The cogenetic Republic and Williams sandstones of local usage, located on the east side of the southern Temblor Range, are slightly older and finer grained than the Santa Margarita Formation. These units, containing well-graded sandstones, fining- and thinning-upward and coarsening- and thickening-upward sandstone sequences, thick-bedded tabular and channel-shaped sandstones, a mixture of shallow- and deep-water foraminifers, and a fan-shaped geometry in the subsurface, are interpreted as submarine fan deposits.

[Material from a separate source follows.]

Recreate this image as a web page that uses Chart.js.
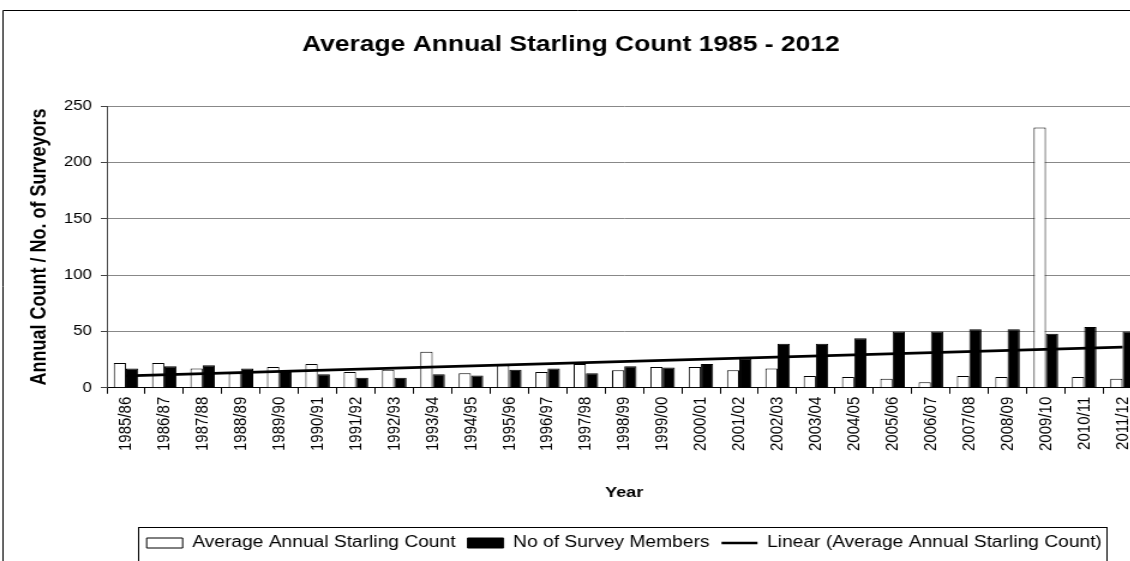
<!DOCTYPE html>
<html>
<head>
<meta charset="utf-8">
<script src="https://cdn.jsdelivr.net/npm/chart.js@4/dist/chart.umd.min.js"></script>
<style>
  html, body { margin: 0; padding: 0; background: #fff; overflow: hidden; }
  #wrap { width: 1130px; height: 561px; overflow: hidden; }
  /* the original Excel chart was stretched sideways, text included */
  #starlings { transform: scaleX(1.2); transform-origin: 0 0; }
</style>
</head>
<body>
<div id="wrap"><canvas id="starlings" width="959" height="561"></canvas></div>
<script>
// values
let years = ["1985/86", "1986/87", "1987/88", "1988/89", "1989/90", "1990/91", "1991/92",
    "1992/93", "1993/94", "1994/95", "1995/96", "1996/97", "1997/98", "1998/99", "1999/00",
    "2000/01", "2001/02", "2002/03", "2003/04", "2004/05", "2005/06", "2006/07", "2007/08",
    "2008/09", "2009/10", "2010/11", "2011/12"]
let starlingCount = [22, 22, 17, 13, 18.5, 21, 14, 16, 32, 13, 20, 14, 21, 15.5, 18.5,
    18.5, 15.5, 17, 10.5, 9.5, 8, 5, 10.5, 9.5, 231, 9.5, 8]
let surveyMembers = [17, 19, 20, 17, 14, 12, 9, 9, 12, 11, 16, 17, 13, 19, 18,
    21, 26, 39, 39, 44, 50, 50, 52, 52, 48, 54, 50]
// end points of the Excel linear trendline
let trendStart = 10.6
let trendEnd = 36.1
let yTicks = [0, 50, 100, 150, 200, 250]

let trend = years.map(() => null)
trend[0] = trendStart
trend[trend.length - 1] = trendEnd

let fontFamily = "'Liberation Sans', Arial, sans-serif"

// outer chart border and the box round the legend
let frames = {
    id: "frames",
    beforeDraw(chart) {
        let ctx = chart.ctx
        ctx.save()
        ctx.strokeStyle = "#000"
        ctx.lineWidth = 1
        ctx.beginPath()
        ctx.moveTo(2.5, 600)
        ctx.lineTo(2.5, 10.5)
        ctx.lineTo(1000, 10.5)
        ctx.stroke()
        ctx.restore()
    },
    afterDraw(chart) {
        let boxes = chart.legend.legendHitBoxes
        if (!boxes || !boxes.length) return
        let left = Math.min(...boxes.map(b => b.left))
        let right = Math.max(...boxes.map(b => b.left + b.width))
        let top = boxes[0].top
        let ctx = chart.ctx
        ctx.save()
        ctx.strokeStyle = "#000"
        ctx.lineWidth = 1
        ctx.strokeRect(Math.round(left - 7) + 0.5, Math.round(top - 8) + 0.5,
            Math.round(right - left + 11), 60)
        ctx.restore()
    }
}

let ctx = document.getElementById("starlings").getContext("2d")
let chart = new Chart(ctx, {
    type: "bar",
    data: {
        labels: years,
        datasets: [{
            label: "Average Annual Starling Count",
            data: starlingCount,
            backgroundColor: "#ffffff",
            borderColor: "#000000",
            borderWidth: 1,
            order: 1
        }, {
            label: "No of Survey Members",
            data: surveyMembers,
            backgroundColor: "#000000",
            borderColor: "#000000",
            borderWidth: 1,
            order: 1
        }, {
            type: "line",
            label: "Linear (Average Annual Starling Count)",
            data: trend,
            borderColor: "#000000",
            borderWidth: 2.6,
            pointRadius: 0,
            spanGaps: true,
            fill: false,
            order: 0
        }]
    },
    options: {
        responsive: false,
        animation: false,
        categoryPercentage: 0.64,
        barPercentage: 1.0,
        layout: { padding: { left: 0, right: 7.6, top: 0, bottom: 0 } },
        plugins: {
            tooltip: { enabled: false },
            title: {
                display: true,
                text: "Average Annual Starling Count 1985 - 2012",
                color: "#000",
                font: { family: fontFamily, size: 22, weight: "bold" },
                padding: { top: 32, bottom: 47.6 }
            },
            legend: {
                position: "bottom",
                fullSize: false,
                labels: {
                    color: "#000",
                    font: { family: fontFamily, size: 16 },
                    usePointStyle: true,
                    pointStyleWidth: 30,
                    boxHeight: 10,
                    padding: 10,
                    generateLabels: (chart) => [
                        { text: "Average Annual Starling Count", fillStyle: "#fff", strokeStyle: "#000",
                          lineWidth: 1, pointStyle: "rect", datasetIndex: 0, fontColor: "#000" },
                        { text: "No of Survey Members", fillStyle: "#000", strokeStyle: "#000",
                          lineWidth: 1, pointStyle: "rect", datasetIndex: 1, fontColor: "#000" },
                        { text: "Linear (Average Annual Starling Count)", fillStyle: "#000", strokeStyle: "#000",
                          lineWidth: 2.5, pointStyle: "line", datasetIndex: 2, fontColor: "#000" }
                    ]
                }
            }
        },
        scales: {
            x: {
                grid: { offset: true, drawOnChartArea: false, tickLength: 6, color: "#000" },
                border: { color: "#000" },
                ticks: {
                    color: "#000",
                    minRotation: 90,
                    maxRotation: 90,
                    autoSkip: false,
                    padding: 3,
                    font: { family: fontFamily, size: 15 }
                },
                title: {
                    display: true,
                    text: "Year",
                    color: "#000",
                    font: { family: fontFamily, size: 15, weight: "bold" },
                    padding: { top: 30, bottom: 23 }
                }
            },
            y: {
                min: 0,
                max: 250,
                afterFit: (scale) => { scale.width = 89 },
                afterBuildTicks: (scale) => { scale.ticks = yTicks.map(v => ({ value: v })) },
                grid: { color: "#888", tickLength: 5, tickColor: "#444" },
                border: { color: "#444" },
                ticks: {
                    color: "#000",
                    padding: 7.5,
                    font: { family: fontFamily, size: 14 }
                },
                title: {
                    display: true,
                    text: "Annual Count / No. of Surveyors",
                    color: "#000",
                    font: { family: fontFamily, size: 18, weight: "bold" },
                    padding: { top: 22.5, bottom: 0 }
                }
            }
        }
    },
    plugins: [frames]
})
</script>
</body>
</html>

Sedimentation associated with the Santa Margarita Formation was intimately related to the growing southern Temblor Range anticlinorium and the right-laterally shifting Salinian block along the San Andreas fault. Examples of control exerted on Santa Margarita sedimentation by the southern Temblor Range anticlinorium include the preferential accumulation of sediments along the flanks of the anticlinorium, thickening of strata on the downthrown side of the Recruit Pass fault and on flanks of selected anticlines, intraformational unconformities, and possible partial blockage of the eastward-prograding fan deltas by the Recruit Pass fault. East of the growing southern Temblor Range anticlinorium, the distal ends of the Santa Margarita submarine fans were deflected northwestward by the growing Buena Vista Hills anticline. Several examples of well-defined diachronous sedimentation, where conglomerates and sandstones of the Santa Margarita Formation occupy progressively higher stratigraphic levels in a northwest direction subparallel to the trace of the San Andreas fault, strongly imply that the Salinian basement terrane was shifting in a right-lateral sense during Santa Margarita sedimentation.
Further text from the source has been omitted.